DATA TO USE:
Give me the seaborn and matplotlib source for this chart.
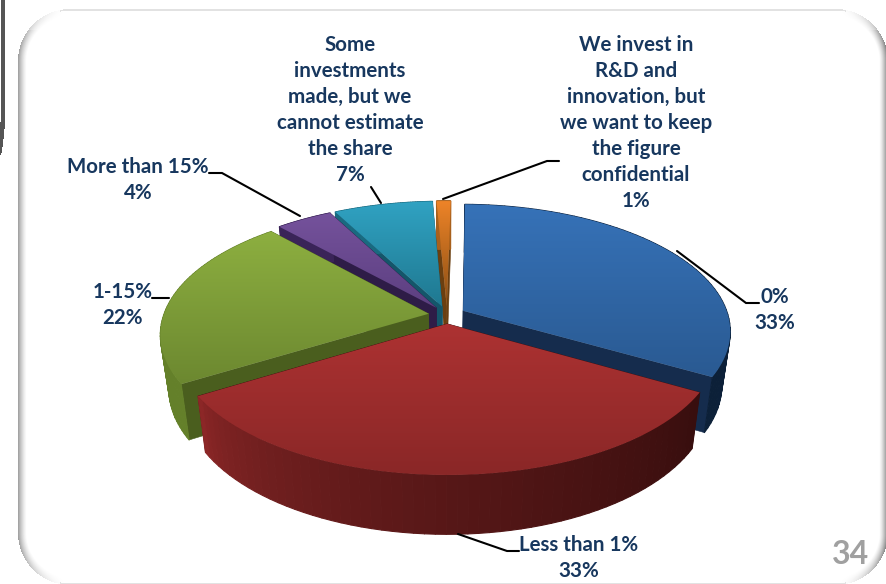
import numpy as np
import matplotlib
matplotlib.use("Agg")
import matplotlib.pyplot as plt
from matplotlib.collections import PolyCollection
from matplotlib.patches import Polygon
from matplotlib.colors import to_rgb
import seaborn as sns

# Survey answers, clockwise from twelve o'clock
categories = ["0%", "Less than 1%", "1-15%", "More than 15%",
              "Some\ninvestments\nmade, but we\ncannot estimate\nthe share",
              "We invest in\nR&D and\ninnovation, but\nwe want to keep\nthe figure\nconfidential"]
shares = [33, 33, 22, 4, 7, 1]
page_number = "34"

top_start = ["#3672B8", "#AD3232", "#8DAF40", "#75529C", "#30A2C2", "#EE8428"]
top_end = ["#2A5A92", "#8A2727", "#6C8830", "#5C3F80", "#1F7890", "#8A4E14"]
rim_start = ["#0E2542", "#8C2727", "#64802A", "#3A2458", "#1A6A80", "#A8601C"]
rim_end = ["#0C2038", "#380E0E", "#64802A", "#3A2458", "#1A6A80", "#A8601C"]
cut_color = ["#152C4D", "#3A0F0F", "#4A5E1E", "#2E1C47", "#14566A", "#6B3F10"]
draw_order = [5, 4, 3, 2, 0, 1]

# Pie projection: centre, radii, perspective, rotation and explosion
CX, CY, RX, RY, PERSP, EXPLODE = 447.0, 315.0, 265.0, 124.4, 0.157, 0.07
ROTATION = 1.0
DEPTH, BASE_SHRINK = 53.0, 0.97

label_anchor = [(775, 296), (579, 544), (123, 291), (138, 166), (350, 44), (636, 44)]
leaders = [
    [(677, 251), (746, 303), (759, 303)],
    [(458, 534), (507, 551), (519, 551)],
    [(152, 298), (169, 298)],
    [(209, 173), (222, 173), (300, 216)],
    [(371, 187), (381, 203)],
    [(443, 199), (547, 161), (559, 161)],
]

sns.set_theme(style="white")
plt.rcParams["font.family"] = ["Lato", "DejaVu Sans"]

W, H = 887, 584
fig = plt.figure(figsize=(W / 100, H / 100), dpi=100, facecolor="white")
ax = fig.add_axes([0, 0, 1, 1])
ax.set_xlim(0, W)
ax.set_ylim(H, 0)
ax.axis("off")


def rounded_frame():
    """Bevelled rounded panel, rendered from a signed distance field."""
    x0, x1, y0, y1, r = 18.0, 888.0, 9.0, 585.0, 52.0
    xx, yy = np.meshgrid(np.arange(W) + 0.5, np.arange(H) + 0.5)
    mx, my = (x0 + x1) / 2, (y0 + y1) / 2
    qx = np.abs(xx - mx) - ((x1 - x0) / 2 - r)
    qy = np.abs(yy - my) - ((y1 - y0) / 2 - r)
    ox, oy = np.maximum(qx, 0), np.maximum(qy, 0)
    corner = np.hypot(ox, oy)
    dist = corner + np.minimum(np.maximum(qx, qy), 0) - r
    nx = np.where(corner > 0, ox / np.maximum(corner, 1e-6), (qx > qy).astype(float))
    band = np.clip(1 + dist / 9.0, 0, 1)
    right = xx > mx
    strength = np.where(right, 135.0, 100.0)
    strength = np.where(yy < 30, strength * 0.75, strength)
    img = 255 - strength * band ** 1.4 * nx ** 2
    img = np.where((dist > -1.6) & (np.abs(nx) < 0.2), 226.0, img)
    img = np.where(dist > 0, 255.0, img)
    # neighbouring panel's edge, just visible at the far left
    edge_x = 3.0 - 4.0 * np.clip((yy - 110) / 45.0, 0, 1) ** 2
    img = np.where((np.abs(xx - edge_x) < 2.2) & (yy < 155), 85.0, img)
    ax.imshow(img, cmap="gray", vmin=0, vmax=255, extent=(0, W, H, 0),
              aspect="auto", zorder=0, interpolation="bilinear")


def project(u, v, base=False):
    scale = 1.0 / (1.0 - PERSP * v)
    x = CX + RX * u * scale
    y = CY + RY * v * scale
    if base:
        x = CX + (x - CX) * BASE_SHRINK
        y = y + DEPTH / (1.0 - 0.1 * v)
    return np.column_stack([x, y])


def draw_slice(idx, start_deg, end_deg):
    mid = np.radians((start_deg + end_deg) / 2)
    ou, ov = EXPLODE * np.sin(mid), -EXPLODE * np.cos(mid)
    theta = np.radians(np.linspace(start_deg, end_deg, 60))
    arc_u, arc_v = ou + np.sin(theta), ov - np.cos(theta)
    apex_u, apex_v = np.array([ou]), np.array([ov])

    arc_top, arc_base = project(arc_u, arc_v), project(arc_u, arc_v, True)
    apex_top, apex_base = project(apex_u, apex_v), project(apex_u, apex_v, True)

    # flat cut faces
    for k in (0, -1):
        face = [apex_top[0], arc_top[k], arc_base[k], apex_base[0]]
        ax.add_patch(Polygon(face, closed=True, fc=cut_color[idx], ec=cut_color[idx],
                             lw=0.4, zorder=2 + draw_order.index(idx)))

    # curved outer wall, shaded along the arc
    c0, c1 = np.array(to_rgb(rim_start[idx])), np.array(to_rgb(rim_end[idx]))
    quads, colors = [], []
    for j in range(len(theta) - 1):
        quads.append([arc_top[j], arc_top[j + 1], arc_base[j + 1], arc_base[j]])
        t = j / (len(theta) - 2)
        if idx == 1:
            # the front wall darkens towards the right-hand end of the arc
            t = (1 - t) ** 0.65
        colors.append(tuple(c0 + (c1 - c0) * t))
    ax.add_collection(PolyCollection(quads, facecolors=colors, edgecolors=colors,
                                     linewidths=0.8, zorder=2 + draw_order.index(idx)))

    # top surface with a vertical gradient, clipped to the wedge outline
    outline = np.vstack([apex_top, arc_top])
    ymin, ymax = outline[:, 1].min(), outline[:, 1].max()
    xmin, xmax = outline[:, 0].min(), outline[:, 0].max()
    cmap = sns.blend_palette([top_start[idx], top_end[idx]], as_cmap=True)
    grad = np.linspace(0, 1, 128)[:, None]
    im = ax.imshow(grad, cmap=cmap, extent=(xmin, xmax, ymax, ymin), aspect="auto",
                   zorder=2.5 + draw_order.index(idx))
    im.set_clip_path(Polygon(outline, closed=True, transform=ax.transData))


rounded_frame()

bounds = np.concatenate([[0], np.cumsum(shares)]) * 360.0 / sum(shares) + ROTATION
for i in draw_order:
    draw_slice(i, bounds[i], bounds[i + 1])

ax.set_xlim(0, W)
ax.set_ylim(H, 0)

# Leader lines and data labels
for pts in leaders:
    xs, ys = zip(*pts)
    ax.plot(xs, ys, color="black", lw=1.5, zorder=20, solid_joinstyle="miter")

LINE_STEP = 26
for name, share, (lx, ly) in zip(categories, shares, label_anchor):
    for n, line in enumerate(name.split("\n") + [f"{share}%"]):
        ax.text(lx, ly + 1 + n * LINE_STEP, line, ha="center", va="center",
                fontsize=14.8, fontweight="bold", color="#17375E", zorder=21)

ax.text(851, 555, page_number, ha="center", va="center", fontsize=23,
        fontweight="bold", color="#A0A0A0", zorder=21)

fig.savefig("out.png", dpi=100, facecolor="white")
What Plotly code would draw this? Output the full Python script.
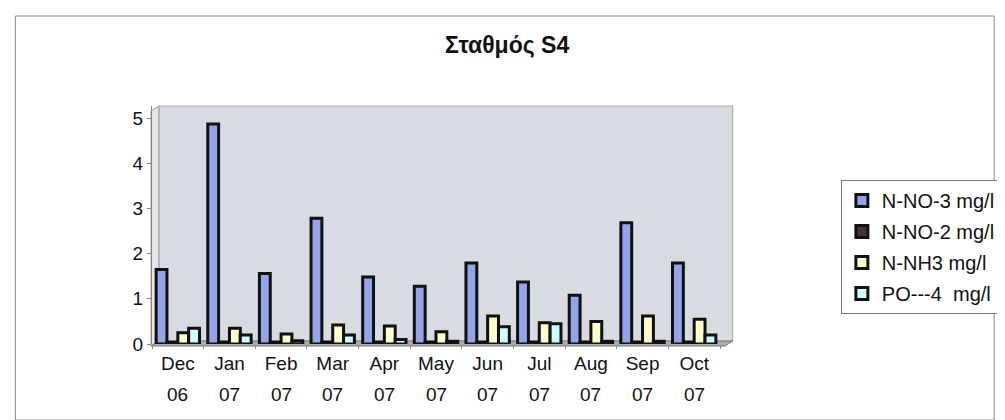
import plotly.graph_objects as go

months = ["Dec", "Jan", "Feb", "Mar", "Apr", "May", "Jun", "Jul", "Aug", "Sep", "Oct"]
years = ["06", "07", "07", "07", "07", "07", "07", "07", "07", "07", "07"]
categories = [f"{m} {y}" for m, y in zip(months, years)]

n_no3 = [1.65, 4.87, 1.56, 2.78, 1.48, 1.28, 1.79, 1.37, 1.08, 2.68, 1.79]
n_no2 = [0.04, 0.04, 0.04, 0.04, 0.04, 0.04, 0.04, 0.04, 0.04, 0.04, 0.04]
n_nh3 = [0.25, 0.35, 0.22, 0.42, 0.40, 0.27, 0.62, 0.47, 0.50, 0.62, 0.55]
po4 = [0.35, 0.20, 0.07, 0.20, 0.10, 0.06, 0.38, 0.45, 0.06, 0.06, 0.20]

series_names = ["N-NO-3 mg/l", "N-NO-2 mg/l", "N-NH3 mg/l", "PO---4  mg/l"]
series_values = [n_no3, n_no2, n_nh3, po4]
series_colors = ["#93A4E8", "#4A2F3A", "#FFFFCC", "#CCFFFF"]

title_text = "Σταθμός S4"
y_ticks = [0, 1, 2, 3, 4, 5]

FONT = "Arial, Liberation Sans, sans-serif"

# pixel geometry helpers
PL, PR, PT, PB = 144, 722, 98, 336
def px(p):
    return (p - PL) / (PR - PL)
def py(p):
    return (PB - p) / (PB - PT)

fig = go.Figure()
for i, (name, vals, col) in enumerate(zip(series_names, series_values, series_colors)):
    fig.add_trace(go.Bar(
        x=categories, y=vals, name=name, legendgroup=f"g{i}",
        marker=dict(color=col, line=dict(color="#111111", width=3)),
    ))

shapes = [
    # outer border
    dict(type="rect", xref="paper", yref="paper", x0=px(5), x1=px(1001), y0=py(412), y1=py(8),
         line=dict(color="#8A8A8A", width=1), fillcolor="rgba(0,0,0,0)", layer="below"),
    # back wall
    dict(type="rect", xref="paper", yref="paper", x0=px(151), x1=px(735), y0=py(333), y1=py(98),
         line=dict(color="#A8A8A8", width=1), fillcolor="#D8DBE1", layer="below"),
    # side wall
    dict(type="path", xref="paper", yref="paper",
         path=f"M {px(143)},{py(338)} L {px(151)},{py(333)} L {px(151)},{py(98)} L {px(143)},{py(103)} Z",
         line=dict(color="#9A9A9A", width=1), fillcolor="#E4E6EA", layer="below"),
    # floor
    dict(type="path", xref="paper", yref="paper",
         path=f"M {px(143)},{py(338)} L {px(151)},{py(333)} L {px(735)},{py(333)} L {px(727)},{py(338)} Z",
         line=dict(color="#7A7A7A", width=1), fillcolor="#A9ACB2", layer="below"),
]

annotations = [
    dict(text=y, x=c, xref="x", y=py(386), yref="paper", showarrow=False,
         font=dict(family=FONT, size=19, color="#111111"), yanchor="middle")
    for c, y in zip(categories, years)
]
annotations.append(dict(text=f"<b>{title_text}</b>", x=px(505), xref="paper", y=py(37), yref="paper",
                        showarrow=False, xanchor="center", yanchor="middle",
                        font=dict(family=FONT, size=23, color="#111111")))

fig.update_layout(
    width=1005, height=420,
    margin=dict(l=PL, r=1005 - PR, t=PT, b=420 - PB, pad=0),
    paper_bgcolor="white", plot_bgcolor="rgba(0,0,0,0)",
    font=dict(family=FONT, size=19, color="#111111"),
    barmode="group", bargap=0.16, bargroupgap=0.0,
    xaxis=dict(tickvals=categories, ticktext=months, showgrid=False, zeroline=False,
               showline=False, ticks="outside", tickson="boundaries", ticklen=4,
               tickcolor="#888888", ticklabelstandoff=6,
               tickfont=dict(family=FONT, size=19, color="#111111")),
    yaxis=dict(range=[0, (PB - PT) / 45.2], tickvals=y_ticks, showgrid=False, zeroline=False,
               showline=True, linecolor="#888888", ticks="outside", ticklen=4,
               tickcolor="#888888", tickfont=dict(family=FONT, size=19, color="#111111")),
    legend=dict(x=px(845), xanchor="left", y=py(172), yanchor="top",
                bordercolor="#777777", borderwidth=1, bgcolor="white",
                font=dict(family=FONT, size=20, color="#111111"),
                tracegroupgap=2, itemwidth=30),
    shapes=shapes, annotations=annotations,
)

fig.write_html("out.html")
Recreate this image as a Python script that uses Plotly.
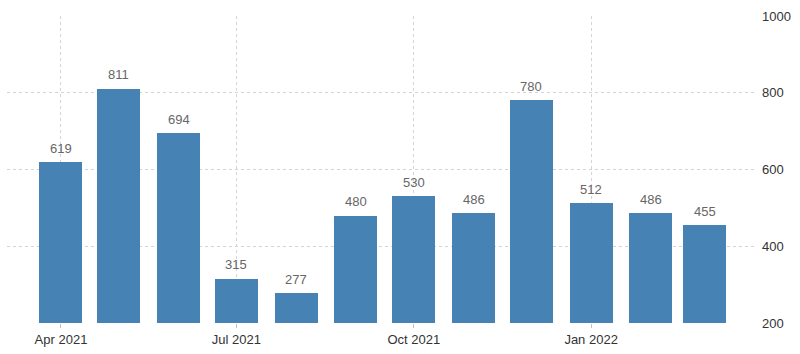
import plotly.graph_objects as go

months = ["2021-04-01", "2021-05-01", "2021-06-01", "2021-07-01", "2021-08-01", "2021-09-01",
          "2021-10-01", "2021-11-01", "2021-12-01", "2022-01-01", "2022-02-01", "2022-03-01"]
values = [619, 811, 694, 315, 277, 480, 530, 486, 780, 512, 486, 455]
x_ticks = ["2021-04-01", "2021-07-01", "2021-10-01", "2022-01-01"]
x_tick_labels = ["Apr 2021", "Jul 2021", "Oct 2021", "Jan 2022"]
y_ticks = [200, 400, 600, 800, 1000]

DAY = 86400000

fig = go.Figure()
fig.add_trace(go.Bar(
    x=months, y=values,
    width=[22.3 * DAY] * len(values),
    marker=dict(color="#4682B4", line=dict(width=0)),
    hoverinfo="x+y",
))

for m, v in zip(months, values):
    fig.add_annotation(
        x=m, y=v, text=str(v), showarrow=False,
        yanchor="middle", yshift=14,
        font=dict(family="Liberation Sans, Arial", size=13, color="#666666"),
    )

fig.update_layout(
    width=800, height=354,
    margin=dict(l=7, r=45, t=16, b=28),
    paper_bgcolor="white", plot_bgcolor="white",
    showlegend=False,
    bargap=0,
    xaxis=dict(
        type="date",
        range=["2021-03-04", "2022-03-27"],
        tickvals=x_ticks, ticktext=x_tick_labels,
        showgrid=True, gridcolor="#d4d4d4", griddash="dot", gridwidth=1,
        ticks="outside", ticklen=4, tickcolor="#c0c0c0",
        tickfont=dict(family="Liberation Sans, Arial", size=13, color="#333333"),
        showline=False, zeroline=False,
    ),
    yaxis=dict(
        side="right",
        range=[200, 1000],
        tickvals=y_ticks,
        showgrid=True, gridcolor="#d4d4d4", griddash="dot", gridwidth=1,
        tickfont=dict(family="Liberation Sans, Arial", size=13, color="#333333"),
        ticks="", ticklabelstandoff=6,
        showline=False, zeroline=False,
    ),
)

fig.write_html("out.html")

TASK DIRECTIONS: Reproduce only the lines running from the beginning of the entries above to the line holding "import seaborn as sns", inclusive. Pictures stay out of the copy.

EXERCISE SOLUTION:
Give me the seaborn and matplotlib source for this chart.
import numpy as np
import matplotlib
matplotlib.use("Agg")
import matplotlib.pyplot as plt
from matplotlib.collections import PolyCollection
from matplotlib.patches import Polygon
from matplotlib.colors import to_rgb
import seaborn as sns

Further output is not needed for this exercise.